Records with drawing code
-- begin --

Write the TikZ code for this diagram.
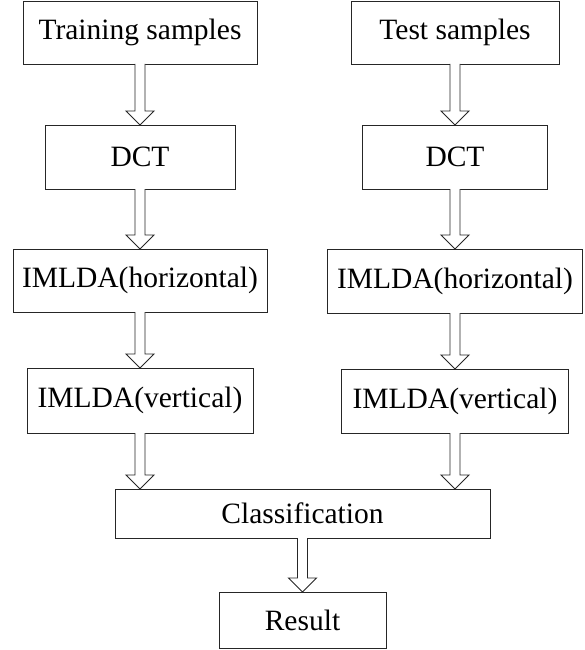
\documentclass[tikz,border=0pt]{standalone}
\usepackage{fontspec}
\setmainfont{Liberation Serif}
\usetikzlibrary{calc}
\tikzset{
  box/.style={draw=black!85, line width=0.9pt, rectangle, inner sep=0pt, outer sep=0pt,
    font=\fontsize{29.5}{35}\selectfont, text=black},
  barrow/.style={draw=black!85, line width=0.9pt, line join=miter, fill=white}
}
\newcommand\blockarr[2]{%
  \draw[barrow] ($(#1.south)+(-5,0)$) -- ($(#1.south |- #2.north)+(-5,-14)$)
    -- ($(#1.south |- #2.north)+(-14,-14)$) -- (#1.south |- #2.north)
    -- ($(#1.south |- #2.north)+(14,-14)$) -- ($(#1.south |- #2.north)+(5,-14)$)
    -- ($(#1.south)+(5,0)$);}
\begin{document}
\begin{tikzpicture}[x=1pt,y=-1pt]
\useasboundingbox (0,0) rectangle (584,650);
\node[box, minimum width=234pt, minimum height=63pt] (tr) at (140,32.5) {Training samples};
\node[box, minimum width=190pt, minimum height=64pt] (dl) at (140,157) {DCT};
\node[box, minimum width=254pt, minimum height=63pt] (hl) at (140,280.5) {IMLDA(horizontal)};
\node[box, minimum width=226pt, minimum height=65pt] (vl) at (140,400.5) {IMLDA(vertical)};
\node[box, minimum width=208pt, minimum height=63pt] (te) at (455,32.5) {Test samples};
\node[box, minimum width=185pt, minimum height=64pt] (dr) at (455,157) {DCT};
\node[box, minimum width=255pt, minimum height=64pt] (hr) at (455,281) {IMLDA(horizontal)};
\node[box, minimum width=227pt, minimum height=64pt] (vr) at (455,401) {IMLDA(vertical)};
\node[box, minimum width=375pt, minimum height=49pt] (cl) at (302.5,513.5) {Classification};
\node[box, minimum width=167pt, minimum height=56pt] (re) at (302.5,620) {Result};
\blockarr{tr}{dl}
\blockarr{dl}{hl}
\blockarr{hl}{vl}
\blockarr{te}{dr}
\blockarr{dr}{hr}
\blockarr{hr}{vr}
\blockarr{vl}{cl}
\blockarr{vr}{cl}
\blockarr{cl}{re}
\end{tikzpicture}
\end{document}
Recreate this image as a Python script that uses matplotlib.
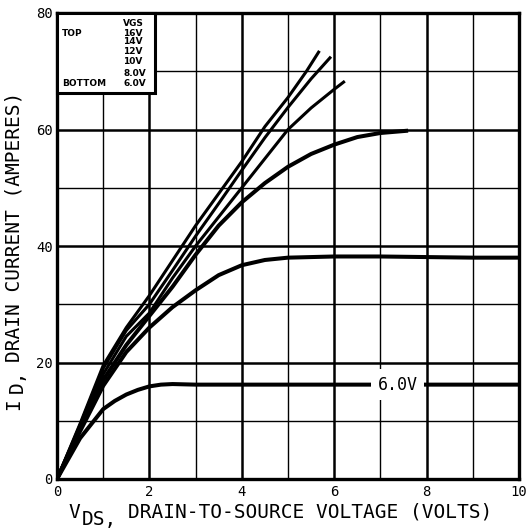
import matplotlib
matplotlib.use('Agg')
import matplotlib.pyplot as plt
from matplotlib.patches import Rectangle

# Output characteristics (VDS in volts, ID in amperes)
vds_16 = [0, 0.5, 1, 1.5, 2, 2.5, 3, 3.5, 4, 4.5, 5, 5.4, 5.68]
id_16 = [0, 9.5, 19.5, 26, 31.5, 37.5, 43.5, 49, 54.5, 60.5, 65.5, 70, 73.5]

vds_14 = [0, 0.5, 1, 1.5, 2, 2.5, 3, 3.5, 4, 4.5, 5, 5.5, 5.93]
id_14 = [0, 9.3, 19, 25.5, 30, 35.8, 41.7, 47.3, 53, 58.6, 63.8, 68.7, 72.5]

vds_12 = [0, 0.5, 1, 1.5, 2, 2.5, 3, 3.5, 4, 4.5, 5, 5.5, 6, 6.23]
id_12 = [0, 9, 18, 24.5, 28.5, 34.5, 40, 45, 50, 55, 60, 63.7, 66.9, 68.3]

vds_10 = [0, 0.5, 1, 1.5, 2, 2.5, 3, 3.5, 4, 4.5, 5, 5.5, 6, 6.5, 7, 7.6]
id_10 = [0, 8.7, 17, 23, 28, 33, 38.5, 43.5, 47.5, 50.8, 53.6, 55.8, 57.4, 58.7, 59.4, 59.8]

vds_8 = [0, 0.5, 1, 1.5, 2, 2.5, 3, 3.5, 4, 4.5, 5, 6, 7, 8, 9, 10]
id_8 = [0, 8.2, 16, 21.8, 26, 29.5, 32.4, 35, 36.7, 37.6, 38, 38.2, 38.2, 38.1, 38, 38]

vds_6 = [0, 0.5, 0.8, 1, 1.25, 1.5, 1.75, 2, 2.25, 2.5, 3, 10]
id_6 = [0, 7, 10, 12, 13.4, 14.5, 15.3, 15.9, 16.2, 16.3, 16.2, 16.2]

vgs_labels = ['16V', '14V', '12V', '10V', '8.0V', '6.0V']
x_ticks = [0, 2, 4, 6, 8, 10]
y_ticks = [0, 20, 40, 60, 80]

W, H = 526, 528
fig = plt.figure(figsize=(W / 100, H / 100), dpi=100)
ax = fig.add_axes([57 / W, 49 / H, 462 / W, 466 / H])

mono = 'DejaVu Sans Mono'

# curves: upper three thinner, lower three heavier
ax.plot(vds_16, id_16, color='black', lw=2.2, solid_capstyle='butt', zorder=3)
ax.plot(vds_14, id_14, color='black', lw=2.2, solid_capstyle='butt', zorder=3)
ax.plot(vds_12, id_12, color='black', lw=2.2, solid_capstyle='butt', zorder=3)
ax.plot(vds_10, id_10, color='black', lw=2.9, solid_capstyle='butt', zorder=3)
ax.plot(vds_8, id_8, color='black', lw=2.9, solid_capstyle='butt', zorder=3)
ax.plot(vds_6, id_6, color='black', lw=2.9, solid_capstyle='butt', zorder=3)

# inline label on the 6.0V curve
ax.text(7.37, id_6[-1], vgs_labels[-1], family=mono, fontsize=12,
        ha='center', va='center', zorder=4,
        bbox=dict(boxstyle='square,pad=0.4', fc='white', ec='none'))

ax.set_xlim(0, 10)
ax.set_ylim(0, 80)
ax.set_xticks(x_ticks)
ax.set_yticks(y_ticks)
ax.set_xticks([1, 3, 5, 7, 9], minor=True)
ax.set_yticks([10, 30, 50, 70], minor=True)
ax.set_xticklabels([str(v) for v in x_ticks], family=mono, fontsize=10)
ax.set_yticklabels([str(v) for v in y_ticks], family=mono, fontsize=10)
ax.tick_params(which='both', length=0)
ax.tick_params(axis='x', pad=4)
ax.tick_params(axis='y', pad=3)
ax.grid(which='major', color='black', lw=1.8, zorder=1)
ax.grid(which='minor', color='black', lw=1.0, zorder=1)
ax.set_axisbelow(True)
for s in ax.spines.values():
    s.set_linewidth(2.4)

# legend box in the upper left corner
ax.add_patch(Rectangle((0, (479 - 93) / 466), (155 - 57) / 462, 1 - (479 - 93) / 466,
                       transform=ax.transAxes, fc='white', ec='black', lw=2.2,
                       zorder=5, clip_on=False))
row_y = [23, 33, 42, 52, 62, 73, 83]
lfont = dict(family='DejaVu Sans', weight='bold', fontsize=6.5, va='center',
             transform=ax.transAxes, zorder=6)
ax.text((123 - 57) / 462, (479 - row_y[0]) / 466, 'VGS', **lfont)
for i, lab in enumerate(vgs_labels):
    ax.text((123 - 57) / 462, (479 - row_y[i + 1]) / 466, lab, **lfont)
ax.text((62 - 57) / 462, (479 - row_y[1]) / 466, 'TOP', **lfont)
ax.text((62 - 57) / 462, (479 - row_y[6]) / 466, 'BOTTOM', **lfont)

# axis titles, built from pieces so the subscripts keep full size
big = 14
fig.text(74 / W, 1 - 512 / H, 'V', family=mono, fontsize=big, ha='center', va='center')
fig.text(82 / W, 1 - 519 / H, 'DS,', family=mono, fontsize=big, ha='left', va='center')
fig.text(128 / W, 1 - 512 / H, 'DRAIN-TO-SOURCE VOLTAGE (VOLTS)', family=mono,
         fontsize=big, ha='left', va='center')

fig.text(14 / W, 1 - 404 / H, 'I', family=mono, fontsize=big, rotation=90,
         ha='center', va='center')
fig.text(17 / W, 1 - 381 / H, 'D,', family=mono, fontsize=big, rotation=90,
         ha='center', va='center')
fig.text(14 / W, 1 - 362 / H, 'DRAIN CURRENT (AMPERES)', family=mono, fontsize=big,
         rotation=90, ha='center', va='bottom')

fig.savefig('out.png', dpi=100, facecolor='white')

-- end --

**Required task**
Take the lines above starting at the one containing "Recreate this image" and ending at the one containing "mono = 'DejaVu Sans Mono'", and print them again exactly, without pictures.

**Response**
Recreate this image as a Python script that uses matplotlib.
import matplotlib
matplotlib.use('Agg')
import matplotlib.pyplot as plt
from matplotlib.patches import Rectangle

# Output characteristics (VDS in volts, ID in amperes)
vds_16 = [0, 0.5, 1, 1.5, 2, 2.5, 3, 3.5, 4, 4.5, 5, 5.4, 5.68]
id_16 = [0, 9.5, 19.5, 26, 31.5, 37.5, 43.5, 49, 54.5, 60.5, 65.5, 70, 73.5]

vds_14 = [0, 0.5, 1, 1.5, 2, 2.5, 3, 3.5, 4, 4.5, 5, 5.5, 5.93]
id_14 = [0, 9.3, 19, 25.5, 30, 35.8, 41.7, 47.3, 53, 58.6, 63.8, 68.7, 72.5]

vds_12 = [0, 0.5, 1, 1.5, 2, 2.5, 3, 3.5, 4, 4.5, 5, 5.5, 6, 6.23]
id_12 = [0, 9, 18, 24.5, 28.5, 34.5, 40, 45, 50, 55, 60, 63.7, 66.9, 68.3]

vds_10 = [0, 0.5, 1, 1.5, 2, 2.5, 3, 3.5, 4, 4.5, 5, 5.5, 6, 6.5, 7, 7.6]
id_10 = [0, 8.7, 17, 23, 28, 33, 38.5, 43.5, 47.5, 50.8, 53.6, 55.8, 57.4, 58.7, 59.4, 59.8]

vds_8 = [0, 0.5, 1, 1.5, 2, 2.5, 3, 3.5, 4, 4.5, 5, 6, 7, 8, 9, 10]
id_8 = [0, 8.2, 16, 21.8, 26, 29.5, 32.4, 35, 36.7, 37.6, 38, 38.2, 38.2, 38.1, 38, 38]

vds_6 = [0, 0.5, 0.8, 1, 1.25, 1.5, 1.75, 2, 2.25, 2.5, 3, 10]
id_6 = [0, 7, 10, 12, 13.4, 14.5, 15.3, 15.9, 16.2, 16.3, 16.2, 16.2]

vgs_labels = ['16V', '14V', '12V', '10V', '8.0V', '6.0V']
x_ticks = [0, 2, 4, 6, 8, 10]
y_ticks = [0, 20, 40, 60, 80]

W, H = 526, 528
fig = plt.figure(figsize=(W / 100, H / 100), dpi=100)
ax = fig.add_axes([57 / W, 49 / H, 462 / W, 466 / H])

mono = 'DejaVu Sans Mono'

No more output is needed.